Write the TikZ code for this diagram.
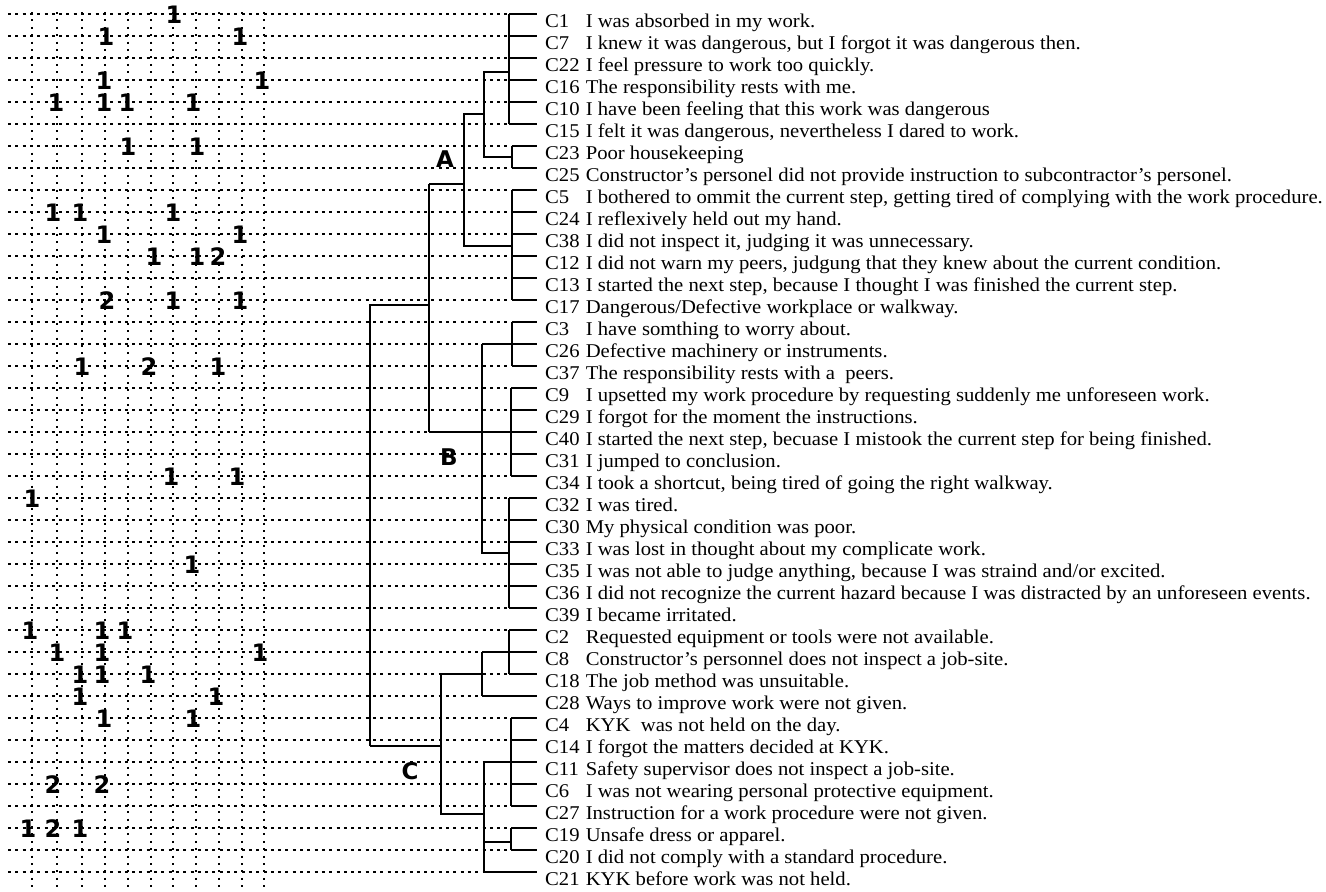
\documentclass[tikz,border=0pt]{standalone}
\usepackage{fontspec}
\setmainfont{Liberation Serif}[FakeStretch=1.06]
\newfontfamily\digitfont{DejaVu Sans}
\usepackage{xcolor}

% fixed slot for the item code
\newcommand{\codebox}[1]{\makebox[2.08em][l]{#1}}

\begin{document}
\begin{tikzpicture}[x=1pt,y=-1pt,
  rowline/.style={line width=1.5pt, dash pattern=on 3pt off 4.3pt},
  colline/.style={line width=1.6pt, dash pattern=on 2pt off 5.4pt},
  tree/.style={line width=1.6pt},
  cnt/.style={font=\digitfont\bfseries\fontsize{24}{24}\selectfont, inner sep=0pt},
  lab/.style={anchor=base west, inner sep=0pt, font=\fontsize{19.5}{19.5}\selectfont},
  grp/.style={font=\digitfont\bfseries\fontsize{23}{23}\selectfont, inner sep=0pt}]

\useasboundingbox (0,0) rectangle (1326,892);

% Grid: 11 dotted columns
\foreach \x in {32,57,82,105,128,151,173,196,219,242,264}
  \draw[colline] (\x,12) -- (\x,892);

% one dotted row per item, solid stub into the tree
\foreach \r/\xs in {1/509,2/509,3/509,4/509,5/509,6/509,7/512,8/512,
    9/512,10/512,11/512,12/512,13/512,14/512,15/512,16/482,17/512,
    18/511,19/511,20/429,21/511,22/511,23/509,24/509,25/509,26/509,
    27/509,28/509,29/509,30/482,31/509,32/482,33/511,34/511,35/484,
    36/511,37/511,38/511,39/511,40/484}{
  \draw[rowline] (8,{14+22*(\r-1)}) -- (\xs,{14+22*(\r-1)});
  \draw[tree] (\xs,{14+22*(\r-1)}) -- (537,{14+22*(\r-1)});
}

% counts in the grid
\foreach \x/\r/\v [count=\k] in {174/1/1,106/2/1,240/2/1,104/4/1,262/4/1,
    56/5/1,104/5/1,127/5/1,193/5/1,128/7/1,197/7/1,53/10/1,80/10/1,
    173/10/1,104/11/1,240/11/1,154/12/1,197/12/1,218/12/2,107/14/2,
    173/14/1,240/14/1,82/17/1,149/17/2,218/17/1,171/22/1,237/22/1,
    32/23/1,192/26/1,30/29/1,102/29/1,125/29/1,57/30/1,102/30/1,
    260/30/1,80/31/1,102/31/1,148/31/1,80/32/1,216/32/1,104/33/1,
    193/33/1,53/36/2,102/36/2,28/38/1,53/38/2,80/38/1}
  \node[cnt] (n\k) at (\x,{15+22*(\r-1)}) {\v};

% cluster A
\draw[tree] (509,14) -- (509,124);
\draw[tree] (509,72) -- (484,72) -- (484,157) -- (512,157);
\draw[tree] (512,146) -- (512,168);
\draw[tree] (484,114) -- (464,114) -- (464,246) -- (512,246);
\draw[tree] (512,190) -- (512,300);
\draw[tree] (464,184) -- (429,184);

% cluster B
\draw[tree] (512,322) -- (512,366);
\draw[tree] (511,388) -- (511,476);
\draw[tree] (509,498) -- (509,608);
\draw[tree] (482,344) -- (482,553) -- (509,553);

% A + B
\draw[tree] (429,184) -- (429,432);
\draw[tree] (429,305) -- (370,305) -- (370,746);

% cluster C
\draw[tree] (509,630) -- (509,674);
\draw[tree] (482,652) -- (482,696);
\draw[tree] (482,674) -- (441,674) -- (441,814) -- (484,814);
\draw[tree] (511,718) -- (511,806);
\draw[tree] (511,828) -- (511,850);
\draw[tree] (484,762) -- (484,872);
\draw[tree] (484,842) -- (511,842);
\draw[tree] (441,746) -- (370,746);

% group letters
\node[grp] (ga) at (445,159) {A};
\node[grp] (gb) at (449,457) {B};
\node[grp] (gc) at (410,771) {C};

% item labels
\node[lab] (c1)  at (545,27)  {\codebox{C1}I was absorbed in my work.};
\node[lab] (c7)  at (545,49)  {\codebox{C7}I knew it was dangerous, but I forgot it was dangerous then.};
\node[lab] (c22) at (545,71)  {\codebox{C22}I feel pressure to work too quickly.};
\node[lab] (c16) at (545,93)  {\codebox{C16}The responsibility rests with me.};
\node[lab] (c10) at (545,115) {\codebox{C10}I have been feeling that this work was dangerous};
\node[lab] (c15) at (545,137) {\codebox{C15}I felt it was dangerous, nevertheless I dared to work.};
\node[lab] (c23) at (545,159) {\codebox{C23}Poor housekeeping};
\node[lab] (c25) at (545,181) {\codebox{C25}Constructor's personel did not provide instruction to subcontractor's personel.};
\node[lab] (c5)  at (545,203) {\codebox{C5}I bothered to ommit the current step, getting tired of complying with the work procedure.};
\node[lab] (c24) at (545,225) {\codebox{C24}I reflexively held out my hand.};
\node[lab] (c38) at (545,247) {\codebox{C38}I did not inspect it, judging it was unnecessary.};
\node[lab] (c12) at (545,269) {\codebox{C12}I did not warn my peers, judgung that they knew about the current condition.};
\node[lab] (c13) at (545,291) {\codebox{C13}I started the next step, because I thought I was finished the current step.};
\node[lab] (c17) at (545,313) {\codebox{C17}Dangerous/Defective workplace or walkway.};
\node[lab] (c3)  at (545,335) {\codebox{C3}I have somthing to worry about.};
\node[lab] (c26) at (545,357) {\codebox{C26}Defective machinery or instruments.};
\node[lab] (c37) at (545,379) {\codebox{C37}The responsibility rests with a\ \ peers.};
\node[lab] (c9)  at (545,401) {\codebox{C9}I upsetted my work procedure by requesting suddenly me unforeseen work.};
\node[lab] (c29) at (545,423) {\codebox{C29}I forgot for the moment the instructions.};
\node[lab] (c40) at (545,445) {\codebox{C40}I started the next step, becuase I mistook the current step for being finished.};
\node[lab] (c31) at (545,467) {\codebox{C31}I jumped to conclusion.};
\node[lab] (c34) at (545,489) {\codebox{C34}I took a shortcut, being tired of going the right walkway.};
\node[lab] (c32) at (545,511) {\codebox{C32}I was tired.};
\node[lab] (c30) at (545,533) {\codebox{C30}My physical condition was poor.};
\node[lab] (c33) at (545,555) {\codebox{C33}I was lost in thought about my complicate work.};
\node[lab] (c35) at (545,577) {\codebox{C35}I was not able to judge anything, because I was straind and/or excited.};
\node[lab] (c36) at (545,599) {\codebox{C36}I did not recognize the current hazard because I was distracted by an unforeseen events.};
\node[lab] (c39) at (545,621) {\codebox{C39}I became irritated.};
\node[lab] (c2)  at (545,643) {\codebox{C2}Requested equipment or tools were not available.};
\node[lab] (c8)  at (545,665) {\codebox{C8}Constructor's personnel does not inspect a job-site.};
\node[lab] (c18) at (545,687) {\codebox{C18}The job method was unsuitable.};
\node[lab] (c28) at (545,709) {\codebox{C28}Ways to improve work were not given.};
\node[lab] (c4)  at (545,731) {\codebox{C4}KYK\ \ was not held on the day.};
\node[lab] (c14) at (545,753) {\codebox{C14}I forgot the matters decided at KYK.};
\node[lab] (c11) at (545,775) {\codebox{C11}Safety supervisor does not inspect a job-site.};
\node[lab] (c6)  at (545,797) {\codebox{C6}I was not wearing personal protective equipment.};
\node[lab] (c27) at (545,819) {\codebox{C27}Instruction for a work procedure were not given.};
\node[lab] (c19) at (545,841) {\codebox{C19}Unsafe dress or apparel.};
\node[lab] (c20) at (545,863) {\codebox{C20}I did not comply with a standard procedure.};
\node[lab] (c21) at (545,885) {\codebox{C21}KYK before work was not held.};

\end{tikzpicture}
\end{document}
...
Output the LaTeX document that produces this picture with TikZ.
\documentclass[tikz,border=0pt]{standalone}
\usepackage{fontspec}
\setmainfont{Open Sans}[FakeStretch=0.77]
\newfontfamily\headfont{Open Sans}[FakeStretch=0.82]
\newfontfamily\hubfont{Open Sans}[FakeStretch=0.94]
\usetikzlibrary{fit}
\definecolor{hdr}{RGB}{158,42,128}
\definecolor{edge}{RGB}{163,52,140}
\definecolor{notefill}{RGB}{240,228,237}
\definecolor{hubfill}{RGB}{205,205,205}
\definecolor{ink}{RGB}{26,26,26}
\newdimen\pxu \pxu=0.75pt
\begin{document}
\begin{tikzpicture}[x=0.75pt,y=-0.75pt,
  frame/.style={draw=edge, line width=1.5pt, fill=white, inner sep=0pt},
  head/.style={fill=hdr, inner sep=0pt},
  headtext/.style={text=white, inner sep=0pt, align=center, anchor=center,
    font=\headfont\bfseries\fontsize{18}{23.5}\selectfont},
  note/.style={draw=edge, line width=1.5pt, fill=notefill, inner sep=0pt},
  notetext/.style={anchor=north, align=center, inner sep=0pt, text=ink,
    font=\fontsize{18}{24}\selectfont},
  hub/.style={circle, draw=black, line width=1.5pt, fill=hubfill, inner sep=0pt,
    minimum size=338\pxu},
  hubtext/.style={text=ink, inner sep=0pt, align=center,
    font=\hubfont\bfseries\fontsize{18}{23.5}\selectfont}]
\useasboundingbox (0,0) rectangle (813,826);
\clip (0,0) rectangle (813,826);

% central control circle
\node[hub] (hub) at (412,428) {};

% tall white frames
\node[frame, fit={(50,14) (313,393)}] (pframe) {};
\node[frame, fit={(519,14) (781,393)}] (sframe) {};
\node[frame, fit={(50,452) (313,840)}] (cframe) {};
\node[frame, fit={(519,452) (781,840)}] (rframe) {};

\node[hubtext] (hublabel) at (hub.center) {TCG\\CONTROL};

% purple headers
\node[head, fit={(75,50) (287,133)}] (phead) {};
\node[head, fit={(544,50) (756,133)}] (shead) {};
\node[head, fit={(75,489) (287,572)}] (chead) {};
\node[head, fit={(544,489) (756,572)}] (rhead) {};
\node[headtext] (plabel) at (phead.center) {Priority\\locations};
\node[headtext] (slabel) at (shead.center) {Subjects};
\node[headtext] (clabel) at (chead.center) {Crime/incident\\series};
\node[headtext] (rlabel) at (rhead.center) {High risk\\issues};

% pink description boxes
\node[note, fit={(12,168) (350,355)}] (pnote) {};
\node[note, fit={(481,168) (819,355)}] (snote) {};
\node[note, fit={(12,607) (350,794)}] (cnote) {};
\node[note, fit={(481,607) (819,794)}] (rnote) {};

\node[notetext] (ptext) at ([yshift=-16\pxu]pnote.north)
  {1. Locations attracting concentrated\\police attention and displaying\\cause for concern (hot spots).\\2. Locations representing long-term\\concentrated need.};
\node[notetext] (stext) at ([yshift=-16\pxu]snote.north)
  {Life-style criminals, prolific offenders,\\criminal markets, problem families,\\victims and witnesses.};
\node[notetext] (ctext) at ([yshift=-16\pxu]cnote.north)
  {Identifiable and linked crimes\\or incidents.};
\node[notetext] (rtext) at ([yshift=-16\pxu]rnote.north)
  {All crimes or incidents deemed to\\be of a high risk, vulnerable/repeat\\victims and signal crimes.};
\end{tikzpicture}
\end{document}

WORK TO COMPLETE:
Word for word, retype the lines in the entries above that run from the one with "Write the TikZ code for this diagram." through the one with "(\x,12) -- (\x,892);". Both ends count; pictures do not.

OUTPUT:
Write the TikZ code for this diagram.
\documentclass[tikz,border=0pt]{standalone}
\usepackage{fontspec}
\setmainfont{Liberation Serif}[FakeStretch=1.06]
\newfontfamily\digitfont{DejaVu Sans}
\usepackage{xcolor}

% fixed slot for the item code
\newcommand{\codebox}[1]{\makebox[2.08em][l]{#1}}

\begin{document}
\begin{tikzpicture}[x=1pt,y=-1pt,
  rowline/.style={line width=1.5pt, dash pattern=on 3pt off 4.3pt},
  colline/.style={line width=1.6pt, dash pattern=on 2pt off 5.4pt},
  tree/.style={line width=1.6pt},
  cnt/.style={font=\digitfont\bfseries\fontsize{24}{24}\selectfont, inner sep=0pt},
  lab/.style={anchor=base west, inner sep=0pt, font=\fontsize{19.5}{19.5}\selectfont},
  grp/.style={font=\digitfont\bfseries\fontsize{23}{23}\selectfont, inner sep=0pt}]

\useasboundingbox (0,0) rectangle (1326,892);

% Grid: 11 dotted columns
\foreach \x in {32,57,82,105,128,151,173,196,219,242,264}
  \draw[colline] (\x,12) -- (\x,892);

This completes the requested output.